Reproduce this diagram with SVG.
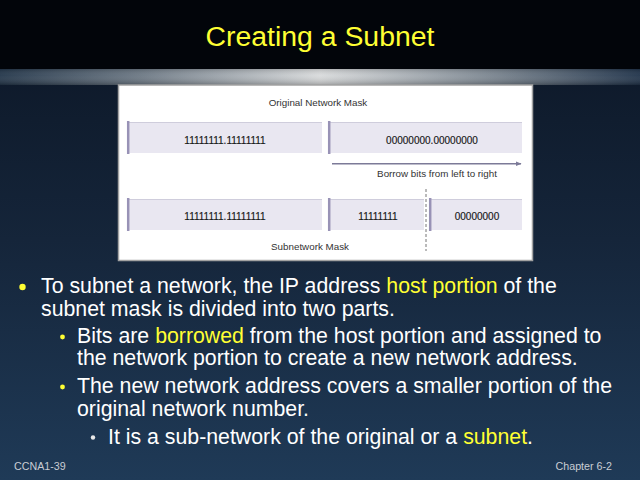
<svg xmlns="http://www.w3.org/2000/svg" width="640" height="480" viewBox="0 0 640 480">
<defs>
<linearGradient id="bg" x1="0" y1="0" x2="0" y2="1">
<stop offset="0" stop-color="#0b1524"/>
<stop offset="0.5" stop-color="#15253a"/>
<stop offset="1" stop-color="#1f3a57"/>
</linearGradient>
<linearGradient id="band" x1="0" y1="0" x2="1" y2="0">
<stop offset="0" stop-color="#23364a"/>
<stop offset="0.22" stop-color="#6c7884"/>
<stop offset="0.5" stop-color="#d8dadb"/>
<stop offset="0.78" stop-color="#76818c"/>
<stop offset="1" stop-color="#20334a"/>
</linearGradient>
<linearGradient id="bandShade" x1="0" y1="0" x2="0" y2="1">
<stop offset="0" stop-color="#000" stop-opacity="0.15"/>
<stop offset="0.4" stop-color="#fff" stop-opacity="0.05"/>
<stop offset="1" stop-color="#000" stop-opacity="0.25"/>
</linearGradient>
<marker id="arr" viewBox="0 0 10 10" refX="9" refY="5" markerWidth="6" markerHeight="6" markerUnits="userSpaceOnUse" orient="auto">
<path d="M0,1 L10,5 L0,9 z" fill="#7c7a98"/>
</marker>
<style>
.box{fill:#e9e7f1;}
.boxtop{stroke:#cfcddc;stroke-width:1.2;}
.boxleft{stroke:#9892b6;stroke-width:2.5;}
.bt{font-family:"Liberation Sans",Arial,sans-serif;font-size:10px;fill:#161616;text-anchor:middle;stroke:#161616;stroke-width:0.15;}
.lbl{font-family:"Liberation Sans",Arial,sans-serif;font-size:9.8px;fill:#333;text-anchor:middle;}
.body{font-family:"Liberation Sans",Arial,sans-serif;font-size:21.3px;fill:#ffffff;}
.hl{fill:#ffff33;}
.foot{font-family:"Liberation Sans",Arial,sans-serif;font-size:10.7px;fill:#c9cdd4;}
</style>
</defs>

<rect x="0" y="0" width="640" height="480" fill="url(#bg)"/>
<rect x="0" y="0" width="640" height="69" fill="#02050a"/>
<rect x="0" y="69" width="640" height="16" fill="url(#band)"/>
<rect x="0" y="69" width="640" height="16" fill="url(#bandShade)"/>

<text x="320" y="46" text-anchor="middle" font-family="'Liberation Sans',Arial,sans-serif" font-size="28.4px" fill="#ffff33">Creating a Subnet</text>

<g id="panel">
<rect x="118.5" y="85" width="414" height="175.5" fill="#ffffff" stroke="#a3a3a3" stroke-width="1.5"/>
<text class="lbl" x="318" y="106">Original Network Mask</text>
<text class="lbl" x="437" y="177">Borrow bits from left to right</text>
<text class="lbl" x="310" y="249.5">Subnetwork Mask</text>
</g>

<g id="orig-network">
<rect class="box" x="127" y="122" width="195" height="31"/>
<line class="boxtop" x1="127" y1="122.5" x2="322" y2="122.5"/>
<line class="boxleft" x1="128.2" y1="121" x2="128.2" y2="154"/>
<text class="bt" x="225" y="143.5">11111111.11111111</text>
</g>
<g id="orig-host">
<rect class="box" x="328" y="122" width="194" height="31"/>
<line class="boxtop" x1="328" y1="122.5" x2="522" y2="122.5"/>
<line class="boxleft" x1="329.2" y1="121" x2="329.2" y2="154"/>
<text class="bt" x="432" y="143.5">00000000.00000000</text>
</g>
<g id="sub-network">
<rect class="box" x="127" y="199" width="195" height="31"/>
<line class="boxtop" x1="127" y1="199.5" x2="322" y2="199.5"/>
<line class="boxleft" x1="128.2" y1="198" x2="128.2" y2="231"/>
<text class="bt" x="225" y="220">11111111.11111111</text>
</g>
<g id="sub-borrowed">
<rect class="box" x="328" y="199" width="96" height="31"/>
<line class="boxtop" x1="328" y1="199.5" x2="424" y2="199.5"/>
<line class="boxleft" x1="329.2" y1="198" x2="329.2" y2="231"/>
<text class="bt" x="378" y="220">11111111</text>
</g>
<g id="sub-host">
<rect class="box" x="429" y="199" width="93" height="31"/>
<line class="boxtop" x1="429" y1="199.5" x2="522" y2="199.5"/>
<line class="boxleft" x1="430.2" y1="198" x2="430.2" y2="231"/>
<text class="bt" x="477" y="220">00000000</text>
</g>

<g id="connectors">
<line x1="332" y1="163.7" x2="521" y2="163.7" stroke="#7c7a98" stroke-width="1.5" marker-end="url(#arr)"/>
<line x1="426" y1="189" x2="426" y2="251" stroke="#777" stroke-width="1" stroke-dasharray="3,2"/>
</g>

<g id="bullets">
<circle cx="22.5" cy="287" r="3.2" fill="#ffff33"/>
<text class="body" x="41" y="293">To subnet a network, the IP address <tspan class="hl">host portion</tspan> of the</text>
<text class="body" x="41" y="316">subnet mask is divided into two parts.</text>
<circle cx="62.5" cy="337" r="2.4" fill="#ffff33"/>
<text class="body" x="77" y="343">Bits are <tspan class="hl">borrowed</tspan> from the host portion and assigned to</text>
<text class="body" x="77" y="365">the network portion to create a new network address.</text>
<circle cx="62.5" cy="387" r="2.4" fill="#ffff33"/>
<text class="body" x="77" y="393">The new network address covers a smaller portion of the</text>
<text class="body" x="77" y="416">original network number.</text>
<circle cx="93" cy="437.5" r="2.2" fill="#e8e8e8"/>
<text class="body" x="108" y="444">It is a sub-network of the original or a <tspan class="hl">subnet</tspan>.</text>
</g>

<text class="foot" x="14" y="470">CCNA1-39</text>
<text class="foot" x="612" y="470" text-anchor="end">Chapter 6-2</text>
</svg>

## TASK DIRECTIONS
In your copy of the listing above, reproduce each line exactly and omit all pictures.

## EXERCISE RESPONSE
Reproduce this diagram with SVG.
<svg xmlns="http://www.w3.org/2000/svg" width="640" height="480" viewBox="0 0 640 480">
<defs>
<linearGradient id="bg" x1="0" y1="0" x2="0" y2="1">
<stop offset="0" stop-color="#0b1524"/>
<stop offset="0.5" stop-color="#15253a"/>
<stop offset="1" stop-color="#1f3a57"/>
</linearGradient>
<linearGradient id="band" x1="0" y1="0" x2="1" y2="0">
<stop offset="0" stop-color="#23364a"/>
<stop offset="0.22" stop-color="#6c7884"/>
<stop offset="0.5" stop-color="#d8dadb"/>
<stop offset="0.78" stop-color="#76818c"/>
<stop offset="1" stop-color="#20334a"/>
</linearGradient>
<linearGradient id="bandShade" x1="0" y1="0" x2="0" y2="1">
<stop offset="0" stop-color="#000" stop-opacity="0.15"/>
<stop offset="0.4" stop-color="#fff" stop-opacity="0.05"/>
<stop offset="1" stop-color="#000" stop-opacity="0.25"/>
</linearGradient>
<marker id="arr" viewBox="0 0 10 10" refX="9" refY="5" markerWidth="6" markerHeight="6" markerUnits="userSpaceOnUse" orient="auto">
<path d="M0,1 L10,5 L0,9 z" fill="#7c7a98"/>
</marker>
<style>
.box{fill:#e9e7f1;}
.boxtop{stroke:#cfcddc;stroke-width:1.2;}
.boxleft{stroke:#9892b6;stroke-width:2.5;}
.bt{font-family:"Liberation Sans",Arial,sans-serif;font-size:10px;fill:#161616;text-anchor:middle;stroke:#161616;stroke-width:0.15;}
.lbl{font-family:"Liberation Sans",Arial,sans-serif;font-size:9.8px;fill:#333;text-anchor:middle;}
.body{font-family:"Liberation Sans",Arial,sans-serif;font-size:21.3px;fill:#ffffff;}
.hl{fill:#ffff33;}
.foot{font-family:"Liberation Sans",Arial,sans-serif;font-size:10.7px;fill:#c9cdd4;}
</style>
</defs>

<rect x="0" y="0" width="640" height="480" fill="url(#bg)"/>
<rect x="0" y="0" width="640" height="69" fill="#02050a"/>
<rect x="0" y="69" width="640" height="16" fill="url(#band)"/>
<rect x="0" y="69" width="640" height="16" fill="url(#bandShade)"/>

<text x="320" y="46" text-anchor="middle" font-family="'Liberation Sans',Arial,sans-serif" font-size="28.4px" fill="#ffff33">Creating a Subnet</text>

<g id="panel">
<rect x="118.5" y="85" width="414" height="175.5" fill="#ffffff" stroke="#a3a3a3" stroke-width="1.5"/>
<text class="lbl" x="318" y="106">Original Network Mask</text>
<text class="lbl" x="437" y="177">Borrow bits from left to right</text>
<text class="lbl" x="310" y="249.5">Subnetwork Mask</text>
</g>

<g id="orig-network">
<rect class="box" x="127" y="122" width="195" height="31"/>
<line class="boxtop" x1="127" y1="122.5" x2="322" y2="122.5"/>
<line class="boxleft" x1="128.2" y1="121" x2="128.2" y2="154"/>
<text class="bt" x="225" y="143.5">11111111.11111111</text>
</g>
<g id="orig-host">
<rect class="box" x="328" y="122" width="194" height="31"/>
<line class="boxtop" x1="328" y1="122.5" x2="522" y2="122.5"/>
<line class="boxleft" x1="329.2" y1="121" x2="329.2" y2="154"/>
<text class="bt" x="432" y="143.5">00000000.00000000</text>
</g>
<g id="sub-network">
<rect class="box" x="127" y="199" width="195" height="31"/>
<line class="boxtop" x1="127" y1="199.5" x2="322" y2="199.5"/>
<line class="boxleft" x1="128.2" y1="198" x2="128.2" y2="231"/>
<text class="bt" x="225" y="220">11111111.11111111</text>
</g>
<g id="sub-borrowed">
<rect class="box" x="328" y="199" width="96" height="31"/>
<line class="boxtop" x1="328" y1="199.5" x2="424" y2="199.5"/>
<line class="boxleft" x1="329.2" y1="198" x2="329.2" y2="231"/>
<text class="bt" x="378" y="220">11111111</text>
</g>
<g id="sub-host">
<rect class="box" x="429" y="199" width="93" height="31"/>
<line class="boxtop" x1="429" y1="199.5" x2="522" y2="199.5"/>
<line class="boxleft" x1="430.2" y1="198" x2="430.2" y2="231"/>
<text class="bt" x="477" y="220">00000000</text>
</g>

<g id="connectors">
<line x1="332" y1="163.7" x2="521" y2="163.7" stroke="#7c7a98" stroke-width="1.5" marker-end="url(#arr)"/>
<line x1="426" y1="189" x2="426" y2="251" stroke="#777" stroke-width="1" stroke-dasharray="3,2"/>
</g>

<g id="bullets">
<circle cx="22.5" cy="287" r="3.2" fill="#ffff33"/>
<text class="body" x="41" y="293">To subnet a network, the IP address <tspan class="hl">host portion</tspan> of the</text>
<text class="body" x="41" y="316">subnet mask is divided into two parts.</text>
<circle cx="62.5" cy="337" r="2.4" fill="#ffff33"/>
<text class="body" x="77" y="343">Bits are <tspan class="hl">borrowed</tspan> from the host portion and assigned to</text>
<text class="body" x="77" y="365">the network portion to create a new network address.</text>
<circle cx="62.5" cy="387" r="2.4" fill="#ffff33"/>
<text class="body" x="77" y="393">The new network address covers a smaller portion of the</text>
<text class="body" x="77" y="416">original network number.</text>
<circle cx="93" cy="437.5" r="2.2" fill="#e8e8e8"/>
<text class="body" x="108" y="444">It is a sub-network of the original or a <tspan class="hl">subnet</tspan>.</text>
</g>

<text class="foot" x="14" y="470">CCNA1-39</text>
<text class="foot" x="612" y="470" text-anchor="end">Chapter 6-2</text>
</svg>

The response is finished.